If you have ever implemented an enterprise software, such as an ERP or WMS, then you know that at some point in the implementation process you will reach the limits of what can be configured. Then the somewhat daunting question of whether or not to customize must be addressed.
In this paper, we will look at the advantages and drawbacks of each software adaptation method. We will then propose how to use both in order to maximize your enterprise investment.
Configuration is the process of modifying the behaviour of an application by setting the parameters. For instance, defining FEFO manipulation of products in a WMS. Configuration, when simple, is usually inexpensive for the licensee to set up. Furthermore, because it was designed by the software editor, it tends to hold up well to upgrades.
There are, however, limitations to configuration. Firstly, you can only configure for logic that the software editor has conceived of. Configuration is generally available for industry specific best practices. If, however, the logic you want to implement is less common or very specific to a small industry, it is less likely that the configuration method will satisfy your requirements. Secondly, if the application offers too many configuration parameters for a single process, you could end up with some configuration settings that will trigger unexpected (and undesired) behaviors in the process logic.
Customisation is the process of modifying the behaviour of an application by either adding or modifying code within the application. This generally requires a new software build, however some applications allow the customised code to reside within the database. Customisation offers more flexibility to the licensee because it allows the modification of the application behavior in ways that were not anticipated by the software editor - a ‘Do it your way approach’. This is, therefore, the preferred method of adapting the system to industry or organization specific processes. This is good as long as the licensee’s processes are operationally optimal.
One drawback of customisation is that it can be more expensive to implement since it requires programming skills specific to the application. There is also the issue of dependency to consider. When a customisation relies on code that has been changed in a new version, it is highly possible that the customisation could break on software upgrades. This is why enterprise software upgrades require a lot of customisation maintenance. This makes upgrades costly, in some cases a sizable portion of the initial implementation cost. Customization will allow the owner to achieve a solid ROI. The cost of ownership over the long term, however, could be significantly higher than planned if and when upgrades are done.
But does this really have to be the case? Couldn’t it be possible to customise an application, yet go through painless software upgrades? Could the licensee keep its valued customisations intact, while at the same time enjoy the benefits of upgrading parts of the application that were not customised?
There is a way to do this: by protecting customisations and all their dependencies. If, for example, your enterprise application has data display pages and data modifying processes, you can protect customisations by simply creating a copy of each customised page or process. All redirections to the original version are re-linked to the new copy.
Let’s use a tree analogy.

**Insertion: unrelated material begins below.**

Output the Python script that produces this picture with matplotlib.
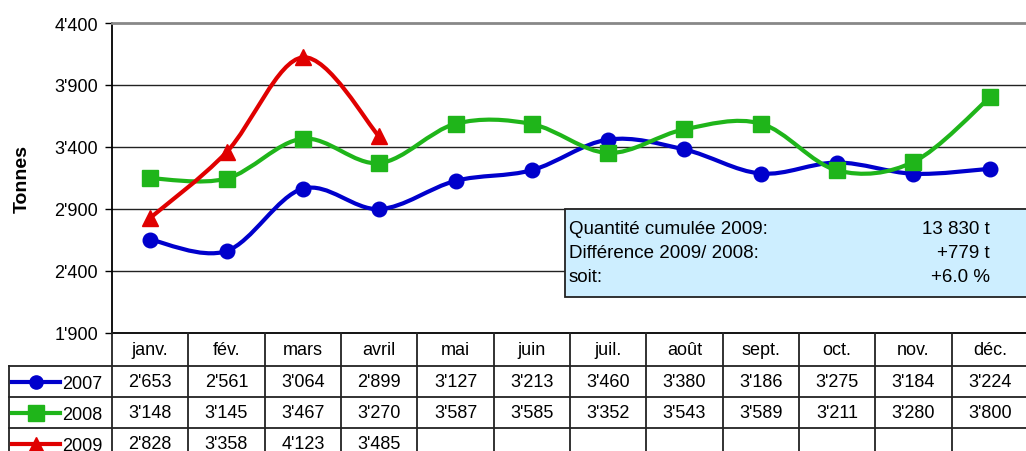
import matplotlib.pyplot as plt
from matplotlib.path import Path
from matplotlib.patches import PathPatch, Rectangle

plt.rcParams['font.family'] = ['Liberation Sans', 'DejaVu Sans']

# donnees
mois = ["janv.", "fév.", "mars", "avril", "mai", "juin",
        "juil.", "août", "sept.", "oct.", "nov.", "déc."]
v2007 = [2653, 2561, 3064, 2899, 3127, 3213, 3460, 3380, 3186, 3275, 3184, 3224]
v2008 = [3148, 3145, 3467, 3270, 3587, 3585, 3352, 3543, 3589, 3211, 3280, 3800]
v2009 = [2828, 3358, 4123, 3485]
annees = ["2007", "2008", "2009"]
couleurs = ["#0000cc", "#1fb51a", "#e00000"]
marqueurs = ["o", "s", "^"]
tailles = [10.5, 12, 11]
yticks = [1900, 2400, 2900, 3400, 3900, 4400]
box_labels = ["Quantité cumulée 2009:", "Différence 2009/ 2008:", "soit:"]
box_values = ["13 830 t", "+779 t", "+6.0 %"]

series = [v2007, v2008, v2009]


def fmt(v):
    return f"{v:,}".replace(",", "'")


def smooth_path(vals):
    # courbe lissee facon Excel (Bezier type Catmull-Rom)
    pts = list(enumerate(vals))
    n = len(pts)
    verts = [pts[0]]
    codes = [Path.MOVETO]
    for i in range(n - 1):
        p0 = pts[max(i - 1, 0)]
        p1 = pts[i]
        p2 = pts[i + 1]
        p3 = pts[min(i + 2, n - 1)]
        c1 = (p1[0] + (p2[0] - p0[0]) / 6, p1[1] + (p2[1] - p0[1]) / 6)
        c2 = (p2[0] - (p3[0] - p1[0]) / 6, p2[1] - (p3[1] - p1[1]) / 6)
        verts += [c1, c2, p2]
        codes += [Path.CURVE4] * 3
    return Path(verts, codes)


fig = plt.figure(figsize=(10.26, 4.52), dpi=100)
W, H = 1026, 452

ax = fig.add_axes([112 / W, 118 / H, 916 / W, 310 / H])
ax.set_xlim(-0.5, 11.5)
ax.set_ylim(1900, 4400)
ax.set_yticks(yticks)
ax.set_yticklabels([fmt(t) for t in yticks], fontsize=13)
ax.tick_params(axis='y', length=5, width=1, pad=5, direction='out')
ax.set_xticks([])
for y in yticks[1:-1]:
    ax.axhline(y, color='#222222', lw=1, zorder=1)
ax.spines['right'].set_visible(False)
ax.spines['top'].set_color('#888888')
ax.spines['top'].set_linewidth(2)
ax.spines['left'].set_linewidth(1.3)
ax.spines['bottom'].set_linewidth(1.3)
ax.set_ylabel("Tonnes", fontsize=14, fontweight='bold', labelpad=17)

for k, vals in enumerate(series):
    patch = PathPatch(smooth_path(vals), facecolor='none', edgecolor=couleurs[k],
                      lw=3, zorder=3 + k, capstyle='round', joinstyle='round')
    ax.add_patch(patch)
    ax.plot(range(len(vals)), vals, linestyle='none', marker=marqueurs[k],
            ms=tailles[k], color=couleurs[k], zorder=3 + k, clip_on=False)

# encadre
ax.add_patch(Rectangle((453 / 916, 36 / 310), 470 / 916, 88 / 310,
                       transform=ax.transAxes, facecolor='#cdeeff',
                       edgecolor='#222222', lw=1.3, zorder=8, clip_on=False))
for i in range(3):
    yy = (334 - 229 - 24.5 * i) / 310
    ax.text(457 / 916, yy, box_labels[i], transform=ax.transAxes, fontsize=13.5,
            va='center', ha='left', zorder=9)
    ax.text(878 / 916, yy, box_values[i], transform=ax.transAxes, fontsize=13.5,
            va='center', ha='right', zorder=9)

# tableau
LEG = 103 / 76.33
axt = fig.add_axes([9 / W, 0, 1019 / W, 118 / H])
axt.set_xlim(-0.5 - LEG, 11.5)
axt.set_ylim(118, 0)
axt.axis('off')
lc = '#222222'
for x in range(13):
    axt.plot([x - 0.5, x - 0.5], [0, 130], color=lc, lw=1.3, clip_on=False)
axt.plot([-0.5 - LEG, -0.5 - LEG], [33, 130], color=lc, lw=1.3, clip_on=False)
for y in [33, 64, 95]:
    axt.plot([-0.5 - LEG, 11.5], [y, y], color=lc, lw=1.3, clip_on=False)

for i, m in enumerate(mois):
    axt.text(i, 17, m, ha='center', va='center', fontsize=13)
for k, vals in enumerate(series):
    yc = 48.5 + 31 * k
    for i, v in enumerate(vals):
        axt.text(i, yc, fmt(v), ha='center', va='center', fontsize=13)
    x0 = -0.5 - LEG + 3 / 76.33
    x1 = -0.5 - LEG + 51 / 76.33
    axt.plot([x0, (x0 + x1) / 2, x1], [yc, yc, yc], color=couleurs[k], lw=3,
             marker=marqueurs[k], markevery=[1], ms=tailles[k] - 1, clip_on=False)
    axt.text(x1 + 2 / 76.33, yc + 2, annees[k], ha='left', va='center', fontsize=13)

fig.savefig("out.png", dpi=100)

The roots of the tree represent the framework of the application, the trunk its core functions, and the branches are the processes and pages displaying application data. You want to allow customisation only on branches, thus producing only a local effect. Protecting a customised branch would be the equivalent of grafting the branch on the trunk or on its parent branch. The tree will continue to grow, other branches will evolve, some new ones will appear, and some branches might get trimmed. Your custom branch will always work as designed as long as backward compatibility is maintained.
If the original page or process gets modified in a software upgrade, the copy will remain intact. This avoids the painful process of code merging and conflict solving, which is the main reason why software upgrades are expensive to deploy on customised applications. At the same time, limiting the protection to customised pages and processes allows the licensee to benefit from software upgrades in other features of the application.
Software upgrades applied to heavily customised features rarely deliver value to end-users. You want to benefit from the bells and whistles of the new upgrade without touching what was already tailored for your operations. The real upgrade value for the licensee lies in the new features and in the generic features that did not require customisation.
The 80-20 Pareto principle applies. Instead of delivering 100% of software upgrade value at a tremendous cost, one can deliver 80% at a small fraction of the cost. Customizing your enterprise software can definitely deliver tremendous operational gains and value to your organization, and if done correctly, will allow for painless software upgrades.